**TO DO:**
Leave the pictures out and quote every line from the start of the listing to the line with "width=1.4pt, rounded corners=4pt]", inclusive.

-- start of DATA EXCERPT --

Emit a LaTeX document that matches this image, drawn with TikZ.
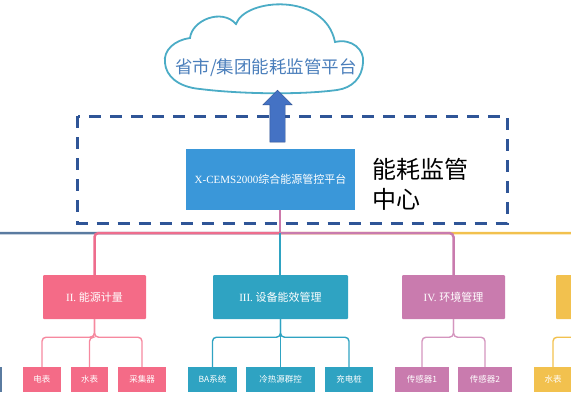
\documentclass[tikz,border=0pt]{standalone}
\usepackage{fontspec}
\setmainfont{Liberation Serif}
\newfontfamily\cjk{Noto Sans CJK SC}
\usepackage{xcolor}
\usetikzlibrary{positioning, calc, shapes, shapes.arrows, arrows.meta}
\definecolor{roseC}{HTML}{F46B87}
\definecolor{tealC}{HTML}{2FA3C2}
\definecolor{mauveC}{HTML}{C97BAE}
\definecolor{goldC}{HTML}{F2C14E}
\definecolor{steelC}{HTML}{5A7BA0}
\definecolor{platC}{HTML}{3A97D9}
\definecolor{dashC}{HTML}{2F5597}
\definecolor{arrowC}{HTML}{4472C4}
\definecolor{arrowD}{HTML}{2F528F}
\definecolor{cloudC}{HTML}{4BACC6}
\definecolor{cloudT}{HTML}{4A7EBB}
\tikzstyle{Mid} = [minimum height=44pt, inner sep=0pt, text=white,
font=\fontsize{11}{12}\selectfont, rounded corners=1pt]
\tikzstyle{Leaf} = [minimum height=25pt, inner sep=0pt, text=white,
font=\cjk\fontsize{8.5}{10}\selectfont]
\tikzstyle{Bus} = [line width=2.5pt, rounded corners=4pt]
\tikzstyle{Sub} = [line width=1.4pt, rounded corners=4pt]

\begin{document}
\begin{tikzpicture}[x=1pt, y=-1pt]
    \clip (0,0) rectangle (571,405);
    \draw[cloudC, line width=1.8pt, fill=white] (165,63) .. controls (163,50) and (175,40) .. (190,38)
        .. controls (192,20) and (222,8) .. (236,24)
        .. controls (245,-2) and (325,-8) .. (335,42)
        .. controls (352,38) and (365,50) .. (363,63)
        .. controls (362,78) and (352,88) .. (337,90)
        .. controls (300,95) and (240,94) .. (200,89)
        .. controls (178,87) and (166,76) .. (165,63) -- cycle;
    \node[text=cloudT, font=\cjk\fontsize{17.5}{20}\selectfont] (cloud) at (266,68) {省市/集团能耗监管平台};

    \draw[dashC, line width=3pt, dash pattern=on 12pt off 9pt] (77.5,116) rectangle (507,223);
    \node[fill=platC, minimum width=169pt, minimum height=61pt, inner sep=0pt, text=white,
        font=\fontsize{11}{13}\selectfont] (plat) at (270.5,179.5) {X-CEMS2000{\cjk 综合能源管控平台}};
    \node[right=17pt of plat, yshift=-5pt, align=left, inner sep=0pt,
        font=\cjk\fontsize{24}{30}\selectfont] (center) {能耗监管\\中心};
    \node[single arrow, draw=arrowD, fill=arrowC, shape border rotate=90, inner sep=7.5pt,
        minimum height=52pt, minimum width=29pt, single arrow head extend=7pt] (up) at (277.5,120) {};

    \node[Mid, fill=roseC, minimum width=103pt] (II) at (94.5,297) {II. {\cjk 能源计量}};
    \node[Mid, fill=tealC, minimum width=135pt] (III) at (280.5,297) {III. {\cjk 设备能效管理}};
    \node[Mid, fill=mauveC, minimum width=103pt] (IV) at (453.5,297) {IV. {\cjk 环境管理}};
    \node[Mid, fill=goldC, minimum width=103pt] (V) at (607.5,297) {};
    \coordinate (I) at (-60,275);
    \coordinate (bus) at (280,233);

    \node[Leaf, fill=steelC, minimum width=38pt] (s1) at (-17.5,379.5) {};
    \node[Leaf, fill=roseC, minimum width=38pt] (e1) at (42,379.5) {电表};
    \node[Leaf, fill=roseC, minimum width=37pt] (e2) at (89.5,379.5) {水表};
    \node[Leaf, fill=roseC, minimum width=48pt] (e3) at (142,379.5) {采集器};
    \node[Leaf, fill=tealC, minimum width=49pt] (t1) at (212.5,379.5) {BA系统};
    \node[Leaf, fill=tealC, minimum width=69pt] (t2) at (280.5,379.5) {冷热源群控};
    \node[Leaf, fill=tealC, minimum width=48pt] (t3) at (349,379.5) {充电桩};
    \node[Leaf, fill=mauveC, minimum width=54pt] (m1) at (422,379.5) {传感器1};
    \node[Leaf, fill=mauveC, minimum width=54pt] (m2) at (485,379.5) {传感器2};
    \node[Leaf, fill=goldC, minimum width=38pt] (y1) at (553,379.5) {水表};

    \draw[Bus, color=mauveC!90!roseC] (plat.south -| bus)--(bus);
    \draw[Bus, steelC] (bus) -| (I);
    \draw[Bus, goldC] (bus) -| (V.north);
    \draw[Bus, roseC!85!mauveC] (bus) -| (II.north);
    \draw[Bus, mauveC] (bus) -| (IV.north);
    \draw[Bus, tealC, line width=2pt] (bus)--(bus |- III.north);

    \draw[Sub, roseC!80] (II.south) -- ++(0,18) -| (e1.north);
    \draw[Sub, roseC!80] (II.south) -- ++(0,18) -| (e2.north);
    \draw[Sub, roseC!80] (II.south) -- ++(0,18) -| (e3.north);
    \draw[Sub, tealC] (III.south) -- ++(0,18) -| (t1.north);
    \draw[Sub, tealC] (III.south)--(t2.north);
    \draw[Sub, tealC] (III.south) -- ++(0,18) -| (t3.north);
    \draw[Sub, mauveC!80] (IV.south) -- ++(0,18) -| (m1.north);
    \draw[Sub, mauveC!80] (IV.south) -- ++(0,18) -| (m2.north);
    \draw[Sub, goldC] (V.south) -- ++(0,18) -| (y1.north);
\end{tikzpicture}
\end{document}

-- end of DATA EXCERPT --

**ANSWER:**
Emit a LaTeX document that matches this image, drawn with TikZ.
\documentclass[tikz,border=0pt]{standalone}
\usepackage{fontspec}
\setmainfont{Liberation Serif}
\newfontfamily\cjk{Noto Sans CJK SC}
\usepackage{xcolor}
\usetikzlibrary{positioning, calc, shapes, shapes.arrows, arrows.meta}
\definecolor{roseC}{HTML}{F46B87}
\definecolor{tealC}{HTML}{2FA3C2}
\definecolor{mauveC}{HTML}{C97BAE}
\definecolor{goldC}{HTML}{F2C14E}
\definecolor{steelC}{HTML}{5A7BA0}
\definecolor{platC}{HTML}{3A97D9}
\definecolor{dashC}{HTML}{2F5597}
\definecolor{arrowC}{HTML}{4472C4}
\definecolor{arrowD}{HTML}{2F528F}
\definecolor{cloudC}{HTML}{4BACC6}
\definecolor{cloudT}{HTML}{4A7EBB}
\tikzstyle{Mid} = [minimum height=44pt, inner sep=0pt, text=white,
font=\fontsize{11}{12}\selectfont, rounded corners=1pt]
\tikzstyle{Leaf} = [minimum height=25pt, inner sep=0pt, text=white,
font=\cjk\fontsize{8.5}{10}\selectfont]
\tikzstyle{Bus} = [line width=2.5pt, rounded corners=4pt]
\tikzstyle{Sub} = [line width=1.4pt, rounded corners=4pt]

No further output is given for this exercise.